* **PROBLEM DETAILS**: Give again the entries below exactly, beginning at the first line and ending at the line with "x = list(range(len(categories)))".

* **TASK INPUTS**:
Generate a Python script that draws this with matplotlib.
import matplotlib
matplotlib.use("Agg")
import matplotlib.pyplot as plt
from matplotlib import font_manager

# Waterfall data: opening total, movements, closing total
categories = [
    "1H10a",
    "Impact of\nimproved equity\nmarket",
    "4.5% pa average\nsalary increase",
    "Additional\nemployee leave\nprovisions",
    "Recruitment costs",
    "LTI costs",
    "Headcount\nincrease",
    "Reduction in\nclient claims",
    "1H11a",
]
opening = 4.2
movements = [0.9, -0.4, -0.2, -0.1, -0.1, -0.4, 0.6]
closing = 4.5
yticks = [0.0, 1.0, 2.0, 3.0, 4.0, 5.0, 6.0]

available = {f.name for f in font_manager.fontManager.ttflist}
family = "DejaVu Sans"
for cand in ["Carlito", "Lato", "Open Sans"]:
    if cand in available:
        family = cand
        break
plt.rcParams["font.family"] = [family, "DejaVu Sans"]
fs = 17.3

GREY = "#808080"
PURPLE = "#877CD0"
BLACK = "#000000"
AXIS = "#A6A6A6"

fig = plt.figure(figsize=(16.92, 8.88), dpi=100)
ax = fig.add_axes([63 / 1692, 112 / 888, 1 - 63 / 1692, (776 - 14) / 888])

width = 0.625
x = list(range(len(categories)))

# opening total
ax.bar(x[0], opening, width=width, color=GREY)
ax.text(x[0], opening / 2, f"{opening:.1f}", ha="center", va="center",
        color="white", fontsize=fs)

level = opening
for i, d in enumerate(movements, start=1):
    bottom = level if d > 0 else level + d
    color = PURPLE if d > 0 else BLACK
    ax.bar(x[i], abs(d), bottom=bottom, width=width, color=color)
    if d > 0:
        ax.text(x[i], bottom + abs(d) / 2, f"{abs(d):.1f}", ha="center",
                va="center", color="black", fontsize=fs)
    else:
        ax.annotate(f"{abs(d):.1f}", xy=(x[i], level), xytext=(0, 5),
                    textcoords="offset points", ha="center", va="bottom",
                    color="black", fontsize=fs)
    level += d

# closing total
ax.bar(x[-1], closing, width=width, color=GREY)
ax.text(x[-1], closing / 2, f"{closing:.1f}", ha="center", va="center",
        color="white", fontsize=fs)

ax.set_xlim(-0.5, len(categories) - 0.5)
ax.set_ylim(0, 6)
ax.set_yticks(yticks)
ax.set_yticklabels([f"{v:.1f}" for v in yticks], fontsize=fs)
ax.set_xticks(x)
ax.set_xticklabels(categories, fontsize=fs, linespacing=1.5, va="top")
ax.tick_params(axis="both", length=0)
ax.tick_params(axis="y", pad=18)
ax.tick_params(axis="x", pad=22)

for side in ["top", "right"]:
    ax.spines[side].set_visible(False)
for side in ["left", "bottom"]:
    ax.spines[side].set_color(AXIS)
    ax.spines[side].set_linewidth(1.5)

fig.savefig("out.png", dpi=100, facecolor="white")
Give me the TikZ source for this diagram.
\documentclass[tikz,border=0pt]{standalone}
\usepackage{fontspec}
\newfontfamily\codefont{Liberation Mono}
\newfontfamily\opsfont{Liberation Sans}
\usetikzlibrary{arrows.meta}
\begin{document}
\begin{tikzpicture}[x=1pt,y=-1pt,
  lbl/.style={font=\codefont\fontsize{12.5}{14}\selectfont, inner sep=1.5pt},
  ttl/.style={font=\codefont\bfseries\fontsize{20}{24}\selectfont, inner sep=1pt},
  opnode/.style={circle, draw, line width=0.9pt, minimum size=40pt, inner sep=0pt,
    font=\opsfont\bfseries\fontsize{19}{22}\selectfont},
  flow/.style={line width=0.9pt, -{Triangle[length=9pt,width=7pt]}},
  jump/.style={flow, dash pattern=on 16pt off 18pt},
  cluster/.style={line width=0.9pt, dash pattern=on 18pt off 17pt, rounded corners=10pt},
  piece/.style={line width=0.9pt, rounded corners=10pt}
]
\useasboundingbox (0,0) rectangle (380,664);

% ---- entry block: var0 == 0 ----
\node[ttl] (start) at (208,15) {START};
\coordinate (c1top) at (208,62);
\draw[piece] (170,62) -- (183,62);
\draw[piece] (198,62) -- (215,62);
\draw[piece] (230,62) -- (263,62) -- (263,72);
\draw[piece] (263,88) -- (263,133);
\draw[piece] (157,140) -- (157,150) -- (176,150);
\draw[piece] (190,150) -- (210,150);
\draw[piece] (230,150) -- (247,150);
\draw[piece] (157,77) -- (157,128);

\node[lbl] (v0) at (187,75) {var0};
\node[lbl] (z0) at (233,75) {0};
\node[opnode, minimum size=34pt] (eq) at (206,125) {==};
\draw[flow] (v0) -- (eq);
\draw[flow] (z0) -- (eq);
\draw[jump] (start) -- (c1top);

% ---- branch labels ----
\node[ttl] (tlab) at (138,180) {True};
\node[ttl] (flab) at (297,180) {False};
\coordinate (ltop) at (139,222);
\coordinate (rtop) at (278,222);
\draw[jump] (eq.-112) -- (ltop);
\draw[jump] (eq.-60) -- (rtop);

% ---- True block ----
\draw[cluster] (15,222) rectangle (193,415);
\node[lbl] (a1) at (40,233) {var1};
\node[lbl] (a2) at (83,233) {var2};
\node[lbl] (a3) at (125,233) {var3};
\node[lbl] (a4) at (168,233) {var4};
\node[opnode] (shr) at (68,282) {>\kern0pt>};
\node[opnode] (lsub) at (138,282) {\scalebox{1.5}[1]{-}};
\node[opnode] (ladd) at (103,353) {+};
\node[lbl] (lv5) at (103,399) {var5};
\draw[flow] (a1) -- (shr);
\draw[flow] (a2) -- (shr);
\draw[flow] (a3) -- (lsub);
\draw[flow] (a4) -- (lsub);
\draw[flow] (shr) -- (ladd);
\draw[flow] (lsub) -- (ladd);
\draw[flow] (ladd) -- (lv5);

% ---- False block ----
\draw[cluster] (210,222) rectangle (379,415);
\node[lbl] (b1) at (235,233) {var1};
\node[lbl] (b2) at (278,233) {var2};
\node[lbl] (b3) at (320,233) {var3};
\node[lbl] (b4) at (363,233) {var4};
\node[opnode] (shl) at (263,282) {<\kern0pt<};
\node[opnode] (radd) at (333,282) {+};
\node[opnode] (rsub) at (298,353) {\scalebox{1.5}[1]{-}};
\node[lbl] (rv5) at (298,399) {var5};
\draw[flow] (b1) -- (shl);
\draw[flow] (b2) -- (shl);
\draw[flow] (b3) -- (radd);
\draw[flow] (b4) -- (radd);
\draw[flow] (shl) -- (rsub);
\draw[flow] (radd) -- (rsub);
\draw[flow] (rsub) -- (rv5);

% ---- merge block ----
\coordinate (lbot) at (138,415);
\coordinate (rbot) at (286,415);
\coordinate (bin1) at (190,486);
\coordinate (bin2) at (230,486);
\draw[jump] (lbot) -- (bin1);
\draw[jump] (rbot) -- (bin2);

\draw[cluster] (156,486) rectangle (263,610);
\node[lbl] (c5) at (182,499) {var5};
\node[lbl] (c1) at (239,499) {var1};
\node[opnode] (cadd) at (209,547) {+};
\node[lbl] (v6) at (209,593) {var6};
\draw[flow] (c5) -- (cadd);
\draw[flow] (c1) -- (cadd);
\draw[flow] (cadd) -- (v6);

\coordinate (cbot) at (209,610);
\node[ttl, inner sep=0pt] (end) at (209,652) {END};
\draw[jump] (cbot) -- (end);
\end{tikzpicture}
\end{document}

* **TASK SOLUTION**:
Generate a Python script that draws this with matplotlib.
import matplotlib
matplotlib.use("Agg")
import matplotlib.pyplot as plt
from matplotlib import font_manager

# Waterfall data: opening total, movements, closing total
categories = [
    "1H10a",
    "Impact of\nimproved equity\nmarket",
    "4.5% pa average\nsalary increase",
    "Additional\nemployee leave\nprovisions",
    "Recruitment costs",
    "LTI costs",
    "Headcount\nincrease",
    "Reduction in\nclient claims",
    "1H11a",
]
opening = 4.2
movements = [0.9, -0.4, -0.2, -0.1, -0.1, -0.4, 0.6]
closing = 4.5
yticks = [0.0, 1.0, 2.0, 3.0, 4.0, 5.0, 6.0]

available = {f.name for f in font_manager.fontManager.ttflist}
family = "DejaVu Sans"
for cand in ["Carlito", "Lato", "Open Sans"]:
    if cand in available:
        family = cand
        break
plt.rcParams["font.family"] = [family, "DejaVu Sans"]
fs = 17.3

GREY = "#808080"
PURPLE = "#877CD0"
BLACK = "#000000"
AXIS = "#A6A6A6"

fig = plt.figure(figsize=(16.92, 8.88), dpi=100)
ax = fig.add_axes([63 / 1692, 112 / 888, 1 - 63 / 1692, (776 - 14) / 888])

width = 0.625
x = list(range(len(categories)))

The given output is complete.